Senior executives, board members, and other approved persons are expected not only to meet formal criteria themselves, but also to uphold the governance framework as a group.

In practice, governance failures rarely occur because of one dominant individual alone. They often arise because others in the structure:

  • remain passive,

  • avoid confrontation,

  • or prioritise personal or financial interests over institutional integrity.
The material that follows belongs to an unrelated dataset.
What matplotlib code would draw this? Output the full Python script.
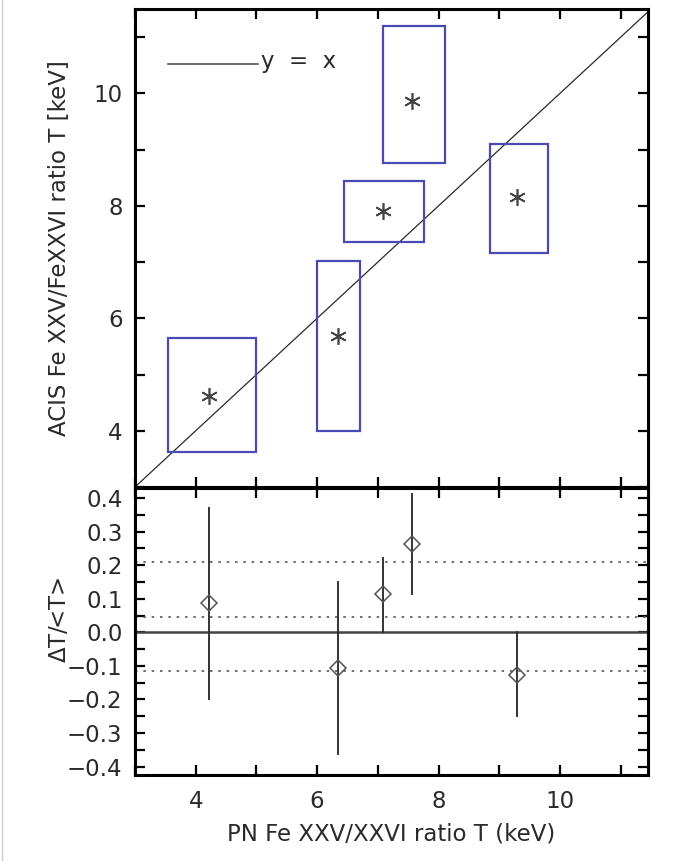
import matplotlib
matplotlib.use("Agg")
import matplotlib.pyplot as plt
import matplotlib.patches as patches
from matplotlib.lines import Line2D
from matplotlib.ticker import MultipleLocator, FuncFormatter

# PN vs ACIS Fe XXV/XXVI ratio temperatures (keV)
pn_t = [4.22, 6.34, 7.08, 7.56, 9.29]
pn_lo = [3.54, 6.00, 6.45, 7.08, 8.84]
pn_hi = [5.00, 6.71, 7.76, 8.10, 9.80]
acis_t = [4.62, 5.68, 7.91, 9.87, 8.16]
acis_lo = [3.62, 3.99, 7.36, 8.77, 7.16]
acis_hi = [5.65, 7.02, 8.44, 11.20, 9.10]

# fractional difference dT/<T>
dt = [0.086, -0.105, 0.113, 0.264, -0.126]
dt_lo = [-0.199, -0.361, 0.0, 0.113, -0.248]
dt_hi = [0.369, 0.149, 0.221, 0.411, 0.0]
dt_levels = [0.211, 0.046, -0.115]

ink = '#2a2a2a'
blue = '#4a4ab4'
fs = 16.5

fig = plt.figure(figsize=(6.73, 8.61), dpi=100)
ax = fig.add_axes([135/673, 1-487/861, 513/673, 478/861])
ax2 = fig.add_axes([135/673, 1-775/861, 513/673, 287/861], sharex=ax)

xr = (3.0, 11.45)
ax.set_xlim(*xr)
ax.set_ylim(3.0, 11.5)

# y = x line
ax.plot([3, 11.5], [3, 11.5], color=ink, lw=0.9)

# error boxes
for i in range(len(pn_t)):
    rec = patches.Rectangle((pn_lo[i], acis_lo[i]), pn_hi[i]-pn_lo[i], acis_hi[i]-acis_lo[i],
                            facecolor='none', edgecolor=blue, lw=1.6, zorder=3)
    ax.add_patch(rec)
ax.plot(pn_t, acis_t, linestyle='none', marker=(6, 2, 0), markersize=12,
        color='#444444', mew=1.2, zorder=4)

# legend drawn by hand
ax.add_artist(Line2D([0.064, 0.24], [0.885, 0.885], transform=ax.transAxes, color='#555555', lw=1.2))
ax.text(0.245, 0.89, 'y  =  x', transform=ax.transAxes, fontsize=fs, color=ink, va='center', ha='left')

ax.set_ylabel('ACIS Fe XXV/FeXXVI ratio T [keV]', fontsize=fs, color=ink)
ax.yaxis.set_label_coords(-0.125, 0.5)
ax.yaxis.set_major_locator(MultipleLocator(2))
ax.yaxis.set_minor_locator(MultipleLocator(1))
ax.xaxis.set_major_locator(MultipleLocator(2))
ax.xaxis.set_minor_locator(MultipleLocator(1))
ax.tick_params(axis='x', labelbottom=False)

# bottom panel
ax2.set_ylim(-0.425, 0.43)
ax2.axhline(0.0, color='#444444', lw=1.8)
for lev in dt_levels:
    ax2.axhline(lev, color='#555555', lw=1.2, linestyle=(0, (1.5, 3.5)))
for i in range(len(pn_t)):
    ax2.plot([pn_t[i], pn_t[i]], [dt_lo[i], dt_hi[i]], color='#333333', lw=1.4)
ax2.plot(pn_t, dt, linestyle='none', marker='D', markersize=8, mfc='none',
         mec='#555555', mew=1.1, zorder=4)
ax2.yaxis.set_major_locator(MultipleLocator(0.1))
ax2.yaxis.set_minor_locator(MultipleLocator(0.05))
ax2.yaxis.set_major_formatter(FuncFormatter(lambda v, p: ('%.1f' % v).replace('-', '\u2212')
                                            if abs(v) > 1e-9 else '0.0'))
ax2.set_ylabel(r'$\Delta$T/<T>', fontsize=fs, color=ink)
ax2.yaxis.set_label_coords(-0.125, 0.54)
ax2.set_xlabel('PN Fe XXV/XXVI ratio T (keV)', fontsize=fs, color=ink)
ax2.xaxis.set_label_coords(0.5, -0.165)
ax2.set_xlim(*xr)

for a in (ax, ax2):
    for s in a.spines.values():
        s.set_linewidth(2.2)
        s.set_color('black')
    a.tick_params(which='both', direction='in', top=True, right=True, width=1.6,
                  labelsize=fs, labelcolor=ink, length=7.5)
    a.tick_params(axis='y', which='both', pad=9)
    a.tick_params(axis='x', which='both', pad=11)

# faint frame line at left edge
fig.add_artist(Line2D([0.003, 0.003], [0, 1], transform=fig.transFigure, color='#cccccc', lw=1))

fig.savefig('out.png', dpi=100)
When formally approved individuals tolerate behaviour that contradicts basic governance principles — for example, the concentration of control in a single person or the bypassing of established decision processes — the problem is no longer individual.
It becomes systemic.
Fit & Proper therefore requires not only personal integrity, but also the courage to uphold principles, even when this involves professional risk or personal discomfort.
A governance structure where approved individuals remain silent out of fear of losing their position is, in substance, no longer a Fit & Proper environment.

A continuous obligation
One of the most important lessons from practical experience is this:
Fit & Proper is not something you achieve once. It is something you must demonstrate continuously.
Regulators may grant approval at a specific point in time. But reputation, conduct, and governance behaviour are assessed every day — by regulators, counterparties, investors, and colleagues.
In this sense, Fit & Proper is less about passing a test and more about maintaining a consistent professional identity.

Conclusion
The concept of Fit & Proper is often perceived as a technical or bureaucratic requirement. In reality, it is one of the most important foundations of trust in the financial industry. It reflects:

  • personal integrity,

  • institutional discipline,

  • and the willingness to act responsibly under pressure.

In the end, Fit & Proper is not defined by a regulator’s decision. It is defined by the choices professionals make — especially when no one is watching.